Ainsi, je pourrais défendre à l’Assemblée nationale l’idée d’un livret de compétences négocié avec les acteurs économiques, qui permette aux personnes non diplômées de capitaliser le bénévolat, les stages et emplois temporaires occupés, en reconnaissant les compétences acquises et transférables.

Vous m’avez questionné sur la place des associations. Outre les propositions que j’ai formulées plus haut, je pense que les associations, ou les collectifs comme celui que vous avez créé, mais aussi les réseaux d’acteurs et les collectifs d’habitants doivent être appelés à participer à l’élaboration du projet politique pour les territoires. Pour leur permettre de participer à ces instances, un système de jetons de présence pourrait être mis en place au niveau national, versés à l’association, et non aux personnes.

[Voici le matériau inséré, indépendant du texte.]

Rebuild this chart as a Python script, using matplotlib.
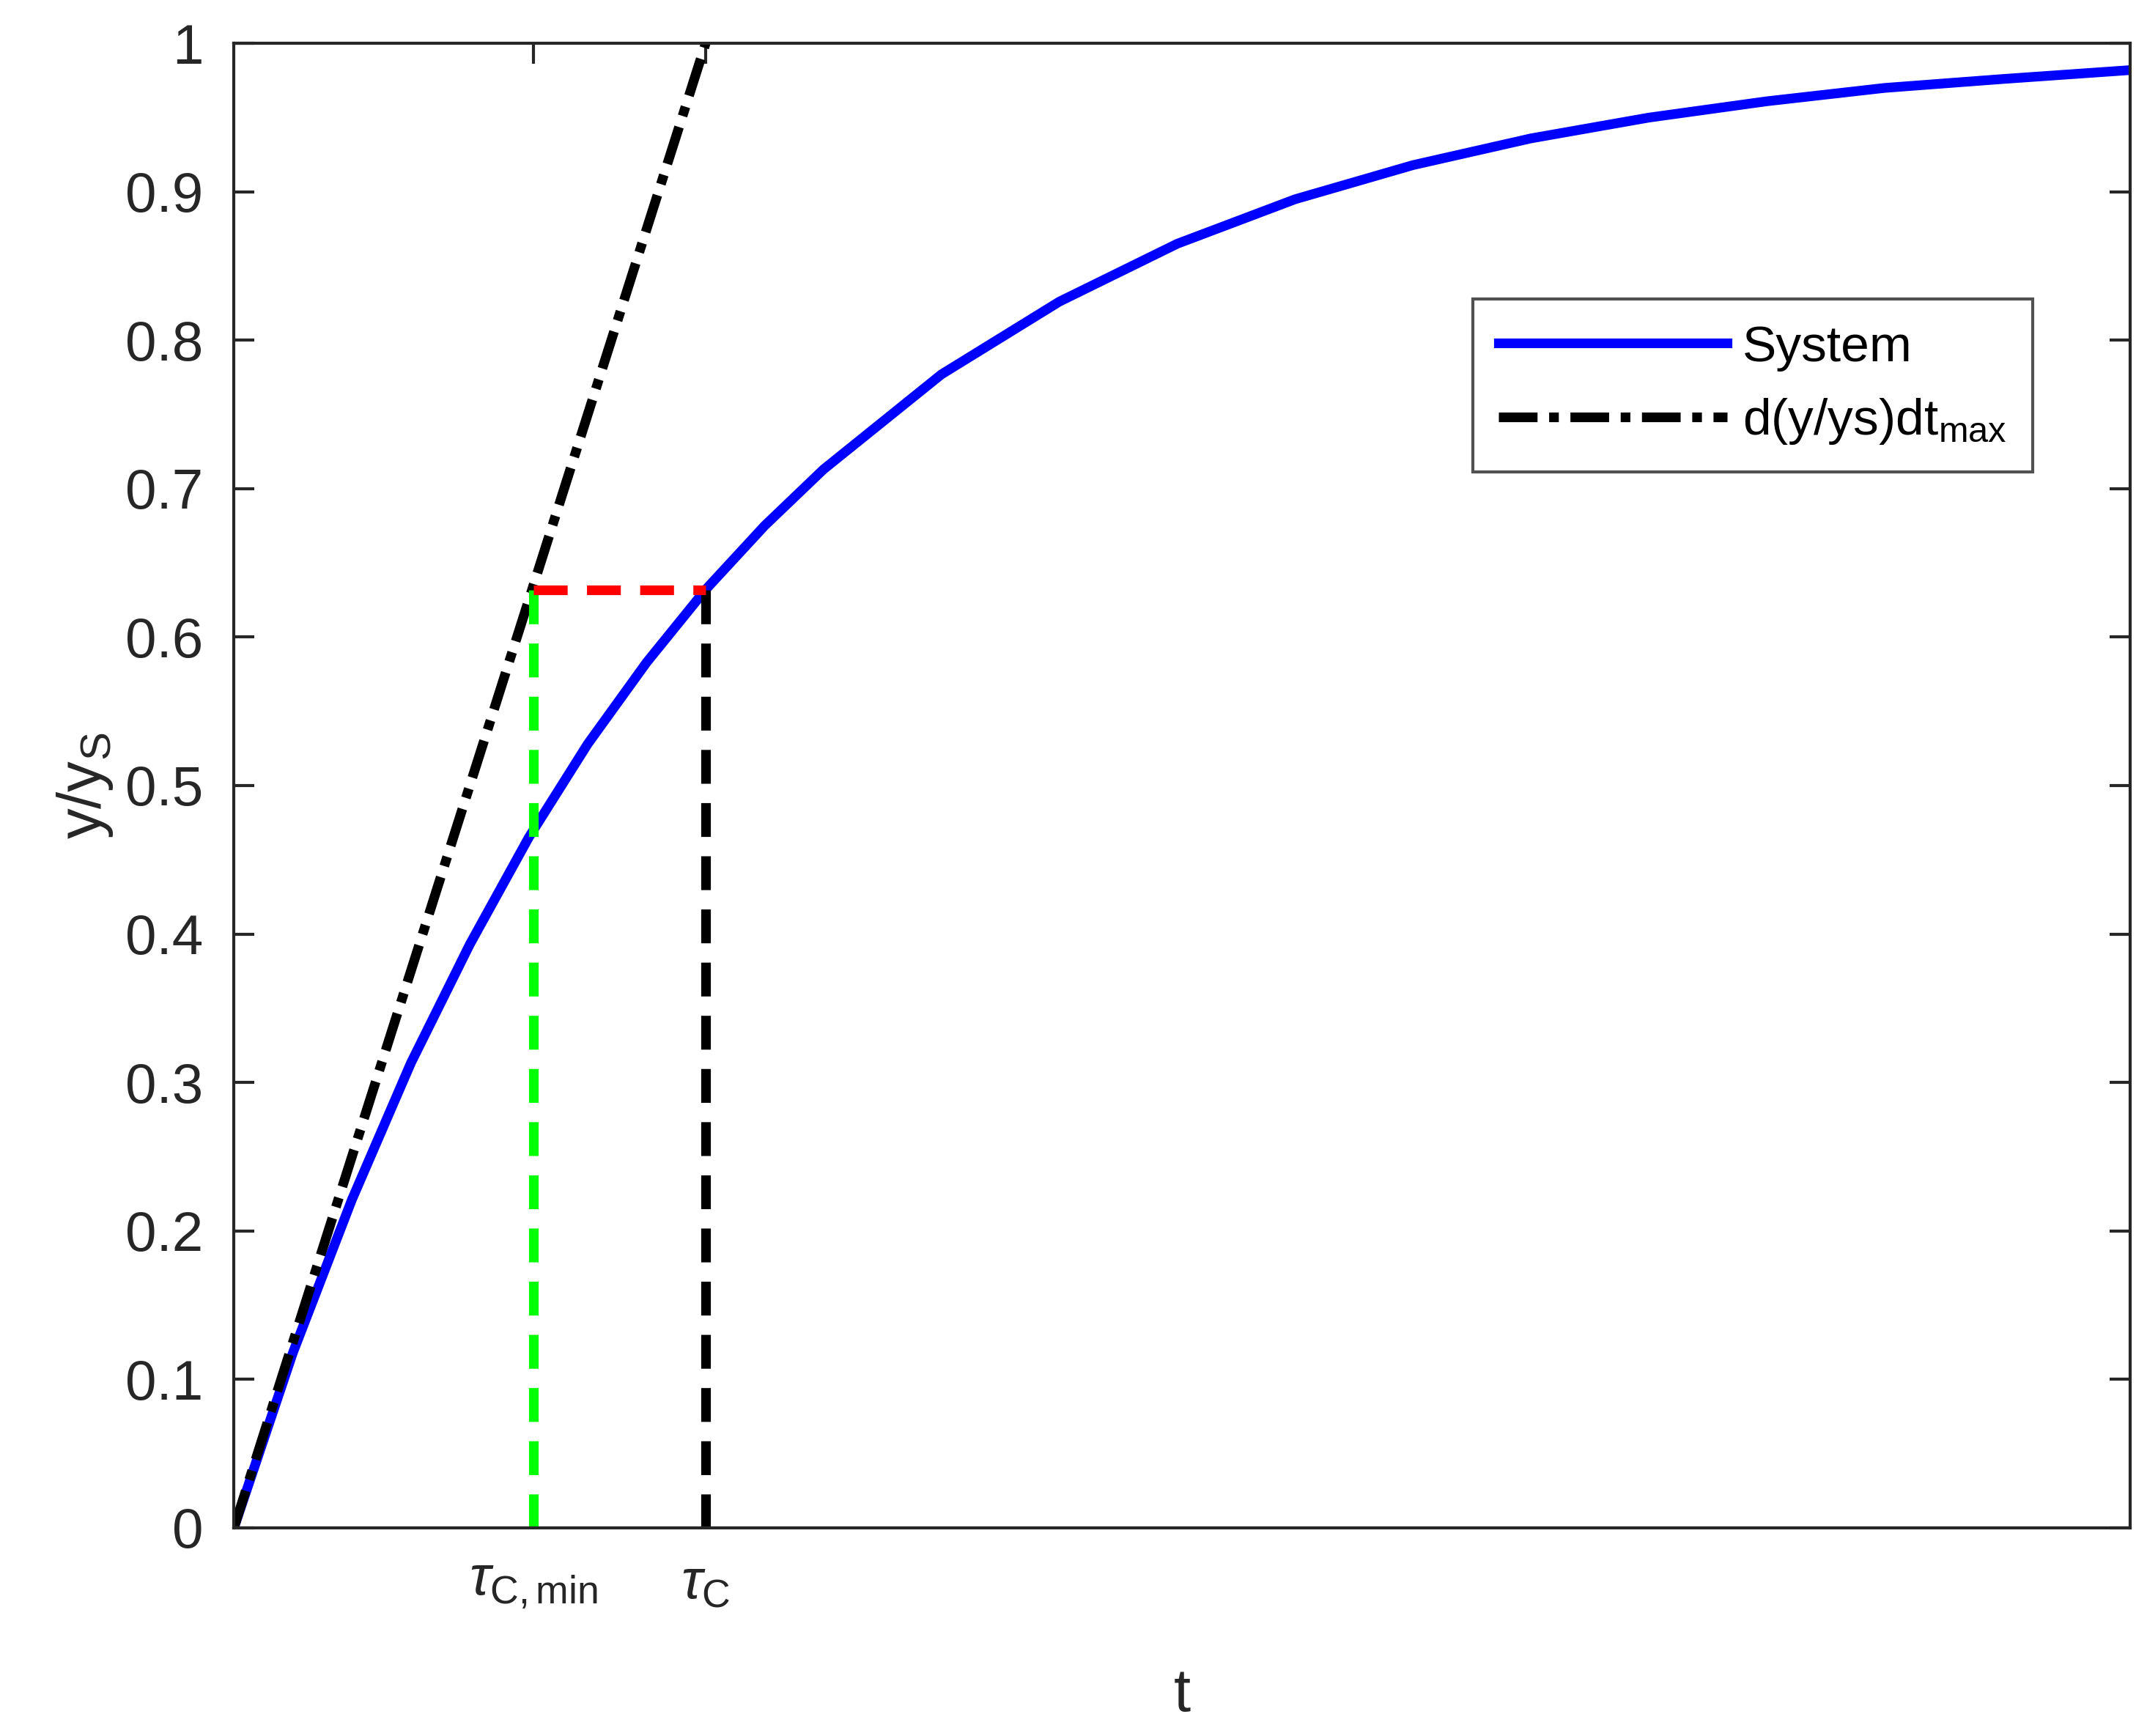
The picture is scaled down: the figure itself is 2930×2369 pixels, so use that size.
import numpy as np
import matplotlib.pyplot as plt

plt.rcParams['font.family'] = ['Liberation Sans', 'DejaVu Sans']
plt.rcParams['mathtext.fontset'] = 'custom'
plt.rcParams['mathtext.rm'] = 'Liberation Sans'
plt.rcParams['mathtext.it'] = 'Liberation Sans:italic'

# System response (t in units of tau_C)
t_sys = [0, 0.125, 0.25, 0.375, 0.5, 0.625, 0.75, 0.875, 1.0, 1.125, 1.25, 1.5, 1.75,
         2.0, 2.25, 2.5, 2.75, 3.0, 3.25, 3.5, 3.75, 4.02]
y_sys = [0, 0.118, 0.221, 0.313, 0.393, 0.465, 0.528, 0.583, 0.632, 0.675, 0.713,
         0.777, 0.826, 0.865, 0.895, 0.918, 0.936, 0.950, 0.961, 0.970, 0.976, 0.982]

# Tangent at t=0
t_tan = [0, 1.0]
y_tan = [0, 1.0]

tau_c = 1.0
tau_c_min = 0.635
y_tau = 0.632

fig = plt.figure(figsize=(11.72, 9.476), dpi=250)
ax = fig.add_axes([0.109, 0.12, 0.883, 0.855])

ax.plot(t_sys, y_sys, color='#0000ff', lw=3.8, label='System')
ax.plot(t_tan, y_tan, color='black', lw=3.8, ls=(0, (4, 1.2, 1, 1.2)),
        label=r'd(y/ys)dt$_{\mathregular{max}}$')
ax.plot([tau_c_min, tau_c_min], [0, y_tau], color='#00ff00', lw=3.8, ls=(0, (3.5, 2)))
ax.plot([tau_c, tau_c], [0, y_tau], color='black', lw=3.8, ls=(0, (3.5, 2)))
ax.plot([tau_c_min, tau_c], [y_tau, y_tau], color='red', lw=3.8, ls=(0, (3.5, 2)))

ax.set_xlim(0, 4.02)
ax.set_ylim(0, 1)
ax.set_yticks(np.arange(0, 1.01, 0.1))
ax.set_yticklabels(['0'] + [f'{v:.1f}' for v in np.arange(0.1, 0.95, 0.1)] + ['1'])
ax.set_xticks([tau_c_min, tau_c])
ax.set_xticklabels([r'$\tau_{\mathregular{C,min}}$', r'$\tau_{\mathregular{C}}$'])
ax.tick_params(direction='in', top=True, right=True, labelsize=22, length=8,
               width=1.2, colors='#262626', pad=12)
for s in ax.spines.values():
    s.set_linewidth(1.2)
    s.set_color('#262626')

ax.set_xlabel('t', fontsize=24, color='#262626', labelpad=22)
ax.set_ylabel(r'y/y$_{\mathregular{S}}$', fontsize=24, color='#262626')

leg = ax.legend(loc='upper right', bbox_to_anchor=(0.962, 0.845), fontsize=20,
                fancybox=False, edgecolor='#262626', handlelength=4.5,
                handletextpad=0.3, borderpad=0.5)
leg.get_frame().set_linewidth(1.2)

fig.savefig('out.png', dpi=250, facecolor='white')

Vous l’avez lu, les propositions sont nombreuses, mais toute l’intelligence du personnel politique ne remplace pas la connaissance fine des territoires. Par ailleurs, les divergences d’opinion qui peuvent se faire jour sur ces sujets, loin d’être problématiques, doivent être perçues comme facteurs de richesse face à un sujet aussi complexe que la vie de nos concitoyens.

Pour finir, je pense que les associations de la politique de la ville, et plus largement, les «acteurs territoriaux » devraient pouvoir s’appuyer plus largement –et réciproquement- sur les acteurs du développement durable, car la vie des habitants est bien réglée par les trois piliers qui sont ceux de votre action et de la leur : environnement, économie et partage des richesses produites et projet social. C’est dans cette transversalité et dans ce mouvement constant que peuvent se soutenir les initiatives des associations et des habitants.

J’espère que ces éléments vous auront persuadé de l’intérêt que je porte à ces questions. L’écologie politique poste en elle beaucoup de réponses aux difficultés que nous connaissons, j’en suis convaincu. Je vous remercie de la mobilisation que vous avez su porter pour attirer l’attention sur notre territoire.